Orion Innovations has recently been involved in preparing a report for the TUC that explores the impact of climate change policies on energy intensive industries (EIIs). Our thinking was developed by looking in detail at four specific case studies. You can read the full report here.

We believe that evidence from the case studies shows that well-intentioned energy and environmental policies are adding significant cost to manufacturers located in the UK (relative to EU and international competition) and are therefore undermining the climate for investment. Here are a few of our findings:

  • Steelmaker CELSA’s UK plant based in Cardiff is one of the most energy and labour efficient in Europe, but is high cost as a result of facing the highest electricity prices within the CELSA Group. Although the steel sector does benefits from a number of recent UK policy changes (e.g. capping the Carbon Price Floor) they do nothing to address the current gap between the electricity prices paid by UK EIIs relative to their EU counterparts.
  • The heavy clay ceramics sector is seeing a significant increase in competition from imports and it is proving difficult to attract new investment to the sector. Uncompetitive energy prices, unpredictable future energy tariffs, and gas and electricity supply insecurities are cited as significant contributing factors.
  • In common with most other EIIs, cement and lime sectors are capital intensive and operate on long investment cycles (a typical lifespan of kilns is 35-40 years). The uncertain policy framework, unilateral burdens on UK producers, and unrealistically short timeframes for support packages in the UK are adding risk to the investment climate and long term viability of these businesses. In particular, they are stifling innovation and making offshoring of new investment a more attractive proposition to multi-national parent companies.
  • Use of CHP is one of main means of achieving industrial CO2 emissions abatement. However, the removal of CHP Levy Exemption Certificates (LECs) and introduction of CPS (Carbon Price Support) on fuel used to generate electricity were found to have undermined the economic rationale for CHP. The introduction of exemption from CPS for in Budget 2014 has in part remedied this situation, but returns only about half of the lost LEC value to generators.

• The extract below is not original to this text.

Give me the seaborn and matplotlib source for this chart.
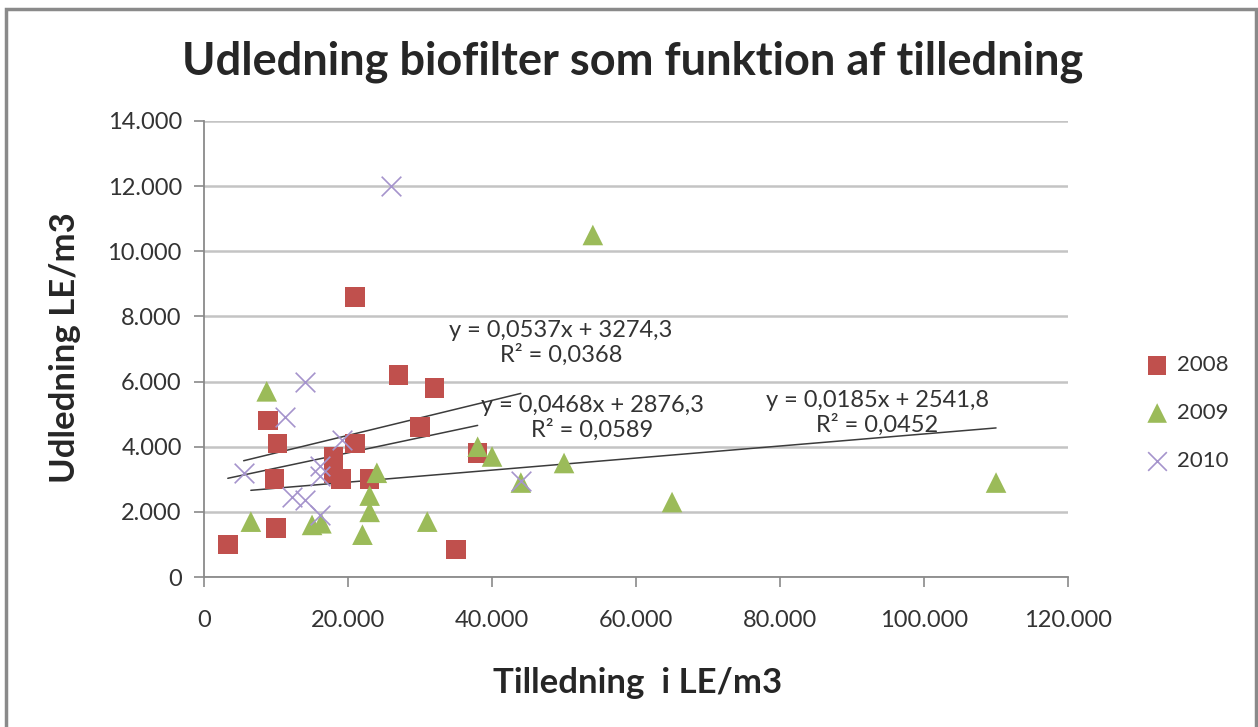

As most EIIs are mature and make use of similar manufacturing processes across all countries, it is in the best interest of the UK economy to make sure that they:

  • Remain in the UK and do not succumb to leakage of jobs, investment and emissions.
  • Deploy the most carbon-efficient processes available to them.
  • Invest in innovation to reduce the environmental impact of their activities.
  • Have available proven and commercially viable cross-sector solutions such as CHP and CCS.
  • Retain and develop highly skilled, well paid jobs in the UK.

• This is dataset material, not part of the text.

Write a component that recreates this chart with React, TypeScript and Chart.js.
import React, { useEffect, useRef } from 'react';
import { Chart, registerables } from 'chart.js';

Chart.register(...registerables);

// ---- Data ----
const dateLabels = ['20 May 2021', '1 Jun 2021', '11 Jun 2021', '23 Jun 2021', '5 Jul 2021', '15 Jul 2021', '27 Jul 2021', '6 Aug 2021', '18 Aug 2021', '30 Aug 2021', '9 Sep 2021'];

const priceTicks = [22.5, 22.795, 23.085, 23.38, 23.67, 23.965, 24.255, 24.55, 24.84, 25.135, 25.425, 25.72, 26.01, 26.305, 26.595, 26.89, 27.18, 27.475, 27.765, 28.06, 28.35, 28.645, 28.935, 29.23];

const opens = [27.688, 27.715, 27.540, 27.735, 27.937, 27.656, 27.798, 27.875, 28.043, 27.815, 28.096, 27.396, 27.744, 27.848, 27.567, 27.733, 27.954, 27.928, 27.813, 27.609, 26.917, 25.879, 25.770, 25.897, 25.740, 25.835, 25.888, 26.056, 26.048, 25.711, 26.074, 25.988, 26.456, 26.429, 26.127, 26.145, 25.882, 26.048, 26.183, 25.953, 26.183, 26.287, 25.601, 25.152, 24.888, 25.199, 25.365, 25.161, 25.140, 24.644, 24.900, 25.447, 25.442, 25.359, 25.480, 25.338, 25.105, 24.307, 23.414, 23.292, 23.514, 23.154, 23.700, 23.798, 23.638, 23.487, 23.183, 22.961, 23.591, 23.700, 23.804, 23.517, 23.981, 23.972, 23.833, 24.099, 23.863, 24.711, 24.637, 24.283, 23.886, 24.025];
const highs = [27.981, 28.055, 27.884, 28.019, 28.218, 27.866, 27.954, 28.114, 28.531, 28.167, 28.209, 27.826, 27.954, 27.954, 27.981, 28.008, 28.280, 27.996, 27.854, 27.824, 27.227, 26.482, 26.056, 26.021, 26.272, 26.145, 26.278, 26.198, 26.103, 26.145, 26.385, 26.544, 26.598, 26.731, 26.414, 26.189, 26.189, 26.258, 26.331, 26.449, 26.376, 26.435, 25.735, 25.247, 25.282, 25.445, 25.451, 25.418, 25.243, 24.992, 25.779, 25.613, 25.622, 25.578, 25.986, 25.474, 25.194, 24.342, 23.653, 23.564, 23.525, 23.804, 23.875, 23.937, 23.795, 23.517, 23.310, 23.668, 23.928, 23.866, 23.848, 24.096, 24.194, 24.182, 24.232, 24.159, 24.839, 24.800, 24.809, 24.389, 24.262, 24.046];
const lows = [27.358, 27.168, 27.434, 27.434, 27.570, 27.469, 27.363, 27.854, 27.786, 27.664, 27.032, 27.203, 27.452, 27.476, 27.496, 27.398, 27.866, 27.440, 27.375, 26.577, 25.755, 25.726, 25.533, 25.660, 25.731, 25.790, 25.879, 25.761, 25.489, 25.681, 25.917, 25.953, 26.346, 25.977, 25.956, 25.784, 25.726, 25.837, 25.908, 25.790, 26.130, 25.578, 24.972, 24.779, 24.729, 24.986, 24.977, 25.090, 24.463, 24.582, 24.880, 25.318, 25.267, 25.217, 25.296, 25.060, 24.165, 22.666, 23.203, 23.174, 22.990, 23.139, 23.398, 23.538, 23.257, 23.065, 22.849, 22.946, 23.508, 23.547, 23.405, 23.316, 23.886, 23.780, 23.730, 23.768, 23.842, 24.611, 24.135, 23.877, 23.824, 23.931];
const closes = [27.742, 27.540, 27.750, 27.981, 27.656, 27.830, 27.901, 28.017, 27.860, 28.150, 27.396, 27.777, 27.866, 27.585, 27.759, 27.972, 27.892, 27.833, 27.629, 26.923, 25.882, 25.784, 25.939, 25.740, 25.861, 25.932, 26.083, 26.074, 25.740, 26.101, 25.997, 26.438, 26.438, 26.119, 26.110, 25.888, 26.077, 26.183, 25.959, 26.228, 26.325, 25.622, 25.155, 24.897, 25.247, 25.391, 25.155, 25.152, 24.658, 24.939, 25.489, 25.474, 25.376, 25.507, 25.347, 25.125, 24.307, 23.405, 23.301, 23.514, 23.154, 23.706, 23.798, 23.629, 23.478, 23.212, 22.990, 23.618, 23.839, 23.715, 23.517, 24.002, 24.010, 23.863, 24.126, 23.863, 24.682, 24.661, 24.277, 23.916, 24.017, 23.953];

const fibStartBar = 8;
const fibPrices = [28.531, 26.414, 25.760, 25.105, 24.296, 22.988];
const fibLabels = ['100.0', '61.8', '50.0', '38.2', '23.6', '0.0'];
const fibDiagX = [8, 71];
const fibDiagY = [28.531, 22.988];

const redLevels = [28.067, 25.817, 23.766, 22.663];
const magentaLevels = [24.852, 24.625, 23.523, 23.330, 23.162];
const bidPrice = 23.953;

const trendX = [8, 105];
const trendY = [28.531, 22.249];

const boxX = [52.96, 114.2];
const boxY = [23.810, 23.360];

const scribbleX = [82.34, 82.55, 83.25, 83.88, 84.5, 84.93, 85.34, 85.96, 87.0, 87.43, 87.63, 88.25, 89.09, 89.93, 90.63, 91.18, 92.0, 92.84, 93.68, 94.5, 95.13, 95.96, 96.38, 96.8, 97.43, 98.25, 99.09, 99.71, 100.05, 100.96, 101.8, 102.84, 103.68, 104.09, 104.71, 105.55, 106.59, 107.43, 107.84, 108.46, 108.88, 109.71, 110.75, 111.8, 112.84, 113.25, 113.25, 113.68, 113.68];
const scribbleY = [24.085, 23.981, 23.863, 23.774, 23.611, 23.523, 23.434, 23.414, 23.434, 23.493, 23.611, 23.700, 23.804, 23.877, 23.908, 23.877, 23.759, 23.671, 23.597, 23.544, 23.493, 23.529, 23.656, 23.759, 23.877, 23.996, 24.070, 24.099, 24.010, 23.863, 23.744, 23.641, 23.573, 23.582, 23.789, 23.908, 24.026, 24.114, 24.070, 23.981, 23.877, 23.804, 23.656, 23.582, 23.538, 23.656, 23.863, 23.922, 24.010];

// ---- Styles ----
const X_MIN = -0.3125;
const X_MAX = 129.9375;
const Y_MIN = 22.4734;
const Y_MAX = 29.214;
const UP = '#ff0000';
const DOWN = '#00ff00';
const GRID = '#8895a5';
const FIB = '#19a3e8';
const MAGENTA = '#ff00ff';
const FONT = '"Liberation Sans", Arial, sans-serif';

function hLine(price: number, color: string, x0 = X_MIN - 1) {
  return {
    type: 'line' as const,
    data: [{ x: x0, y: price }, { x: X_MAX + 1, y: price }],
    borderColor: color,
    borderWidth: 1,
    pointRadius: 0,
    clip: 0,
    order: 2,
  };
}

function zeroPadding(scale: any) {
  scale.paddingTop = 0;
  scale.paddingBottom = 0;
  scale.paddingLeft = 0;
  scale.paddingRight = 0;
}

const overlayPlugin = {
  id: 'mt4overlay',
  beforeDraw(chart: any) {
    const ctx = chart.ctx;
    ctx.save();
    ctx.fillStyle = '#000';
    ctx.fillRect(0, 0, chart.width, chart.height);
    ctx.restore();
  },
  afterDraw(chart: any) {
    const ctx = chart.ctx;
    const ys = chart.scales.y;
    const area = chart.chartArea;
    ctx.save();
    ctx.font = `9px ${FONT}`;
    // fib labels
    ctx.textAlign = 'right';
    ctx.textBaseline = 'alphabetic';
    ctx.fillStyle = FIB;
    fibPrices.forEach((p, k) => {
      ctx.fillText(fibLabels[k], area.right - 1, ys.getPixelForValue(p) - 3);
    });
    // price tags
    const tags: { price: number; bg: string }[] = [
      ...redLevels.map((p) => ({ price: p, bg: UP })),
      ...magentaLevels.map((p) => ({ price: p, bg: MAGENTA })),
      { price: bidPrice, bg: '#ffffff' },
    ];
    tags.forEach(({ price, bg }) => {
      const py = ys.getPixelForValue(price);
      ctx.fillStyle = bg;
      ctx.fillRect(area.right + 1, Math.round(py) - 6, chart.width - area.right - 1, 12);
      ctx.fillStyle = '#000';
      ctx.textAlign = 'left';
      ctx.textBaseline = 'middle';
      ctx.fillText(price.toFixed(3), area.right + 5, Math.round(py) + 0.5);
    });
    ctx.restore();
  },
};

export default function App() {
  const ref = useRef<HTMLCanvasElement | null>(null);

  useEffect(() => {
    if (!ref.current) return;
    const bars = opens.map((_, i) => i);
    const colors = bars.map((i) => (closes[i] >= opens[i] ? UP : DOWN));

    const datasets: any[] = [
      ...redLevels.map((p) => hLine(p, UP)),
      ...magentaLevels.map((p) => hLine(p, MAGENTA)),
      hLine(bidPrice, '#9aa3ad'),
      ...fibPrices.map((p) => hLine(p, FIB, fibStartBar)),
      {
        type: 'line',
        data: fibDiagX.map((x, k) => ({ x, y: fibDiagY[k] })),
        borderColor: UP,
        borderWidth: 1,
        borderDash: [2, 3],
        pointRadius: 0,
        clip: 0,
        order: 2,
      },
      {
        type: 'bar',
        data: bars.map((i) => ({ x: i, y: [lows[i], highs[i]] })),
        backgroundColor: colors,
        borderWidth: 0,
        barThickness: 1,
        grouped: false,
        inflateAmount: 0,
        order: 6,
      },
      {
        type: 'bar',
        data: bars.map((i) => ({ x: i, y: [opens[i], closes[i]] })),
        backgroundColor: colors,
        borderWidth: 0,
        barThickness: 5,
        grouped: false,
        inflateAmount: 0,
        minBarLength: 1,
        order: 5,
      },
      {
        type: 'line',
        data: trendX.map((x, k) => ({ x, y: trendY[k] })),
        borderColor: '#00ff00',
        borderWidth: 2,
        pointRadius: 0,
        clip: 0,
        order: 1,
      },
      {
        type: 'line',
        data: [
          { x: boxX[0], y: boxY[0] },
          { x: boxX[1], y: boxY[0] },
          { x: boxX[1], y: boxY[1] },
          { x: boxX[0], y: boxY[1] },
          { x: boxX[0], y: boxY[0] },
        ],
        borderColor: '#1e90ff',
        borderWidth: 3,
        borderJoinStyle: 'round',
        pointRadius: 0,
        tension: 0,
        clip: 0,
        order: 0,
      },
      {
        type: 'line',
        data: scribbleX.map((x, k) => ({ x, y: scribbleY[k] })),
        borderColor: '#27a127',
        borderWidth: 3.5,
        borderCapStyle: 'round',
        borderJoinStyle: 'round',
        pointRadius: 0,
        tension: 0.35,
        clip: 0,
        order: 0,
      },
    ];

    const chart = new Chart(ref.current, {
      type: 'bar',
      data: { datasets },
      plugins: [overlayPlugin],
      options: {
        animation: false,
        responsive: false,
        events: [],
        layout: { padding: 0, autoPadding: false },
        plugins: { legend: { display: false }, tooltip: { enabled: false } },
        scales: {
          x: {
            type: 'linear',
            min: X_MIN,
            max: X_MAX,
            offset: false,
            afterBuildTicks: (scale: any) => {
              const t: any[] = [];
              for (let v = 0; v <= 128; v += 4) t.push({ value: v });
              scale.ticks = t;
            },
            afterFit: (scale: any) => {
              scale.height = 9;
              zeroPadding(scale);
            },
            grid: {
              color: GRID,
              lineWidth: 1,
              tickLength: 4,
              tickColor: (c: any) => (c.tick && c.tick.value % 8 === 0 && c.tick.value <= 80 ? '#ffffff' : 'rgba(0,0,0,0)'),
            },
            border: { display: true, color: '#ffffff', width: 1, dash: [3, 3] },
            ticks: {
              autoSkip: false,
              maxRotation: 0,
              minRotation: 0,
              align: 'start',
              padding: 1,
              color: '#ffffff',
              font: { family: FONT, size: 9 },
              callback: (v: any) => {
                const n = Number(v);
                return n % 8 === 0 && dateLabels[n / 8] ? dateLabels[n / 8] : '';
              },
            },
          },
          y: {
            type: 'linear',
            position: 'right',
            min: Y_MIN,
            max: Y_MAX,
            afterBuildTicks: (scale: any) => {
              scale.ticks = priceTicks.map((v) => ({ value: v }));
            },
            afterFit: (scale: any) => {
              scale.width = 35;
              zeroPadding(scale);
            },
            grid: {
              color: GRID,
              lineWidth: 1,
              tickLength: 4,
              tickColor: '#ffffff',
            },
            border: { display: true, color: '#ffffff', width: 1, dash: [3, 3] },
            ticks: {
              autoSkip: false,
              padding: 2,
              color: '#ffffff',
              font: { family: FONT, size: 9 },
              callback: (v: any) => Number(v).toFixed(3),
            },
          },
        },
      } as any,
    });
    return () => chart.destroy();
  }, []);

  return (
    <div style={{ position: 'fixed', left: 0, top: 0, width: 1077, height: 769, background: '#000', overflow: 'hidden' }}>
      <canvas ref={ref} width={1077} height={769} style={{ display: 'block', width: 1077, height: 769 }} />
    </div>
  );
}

Budget 2014 went some way towards recognising that UK EIIs are competitively disadvantaged by existing policy mechanisms, and that this needs to be mitigated. This is welcome. However, there remains a view shared by all case study participants that the proposed measures do not go far enough. Our report therefore called for a number of near-term measures to limit the adverse impact of energy and environmental policies on EIIs, and a longer-term fundamental re-think of our approach to the delivery of our low carbon future:

  • Freeze the CPF immediately. The carbon tax will still raise over £1.2 billion a year, and the Carbon Reduction Commitment a further £1 billion. Capping the Carbon Price Support should be a prelude to scrapping it, in particular given the constraints to compensating the large number of EIIs that are not included in EU ETS Annex II.
  • Introduce RO and FiT compensation packages immediately. In the steel sector, RO is currently costing CELSA UK £8.66 per megawatt hour (MWh) and the feed-in tariff a further £2.12/MWh. Competitors elsewhere in Europe are either completely exempt or have the charges from equivalent schemes capped at €0.50 per MWh.
  • Fully exploit the opportunity to mitigate the costs of all renewable energy-related policy measures by 85% or, ideally higher, as permitted under EU regulations. Support packages should encompass all policy measures and there should be no additional UK eligibility criteria.
  • Explore ways of incentivising investment in new CHP capacity with a bespoke policy appropriately funded in order to meet ambitious deployment goals.
  • Reduce complexity and risk by rationalising UK policies, including CPF, RO, CFD FITs, CRC, and CCL into a single policy mechanism and support package.
  • Create a well-funded programme to support industrial energy efficiency and low carbon solutions, with incentives for investment. The current reliance on driving energy efficiency and carbon reduction through higher energy prices risks carbon leakage if undertaken unilaterally in the UK.
  • Create a high level Energy Intensive Industries Council, with representation from industry, trade unions and government, tasked with developing comprehensive long-term industrial strategy to secure jobs, growth and the low carbon transition.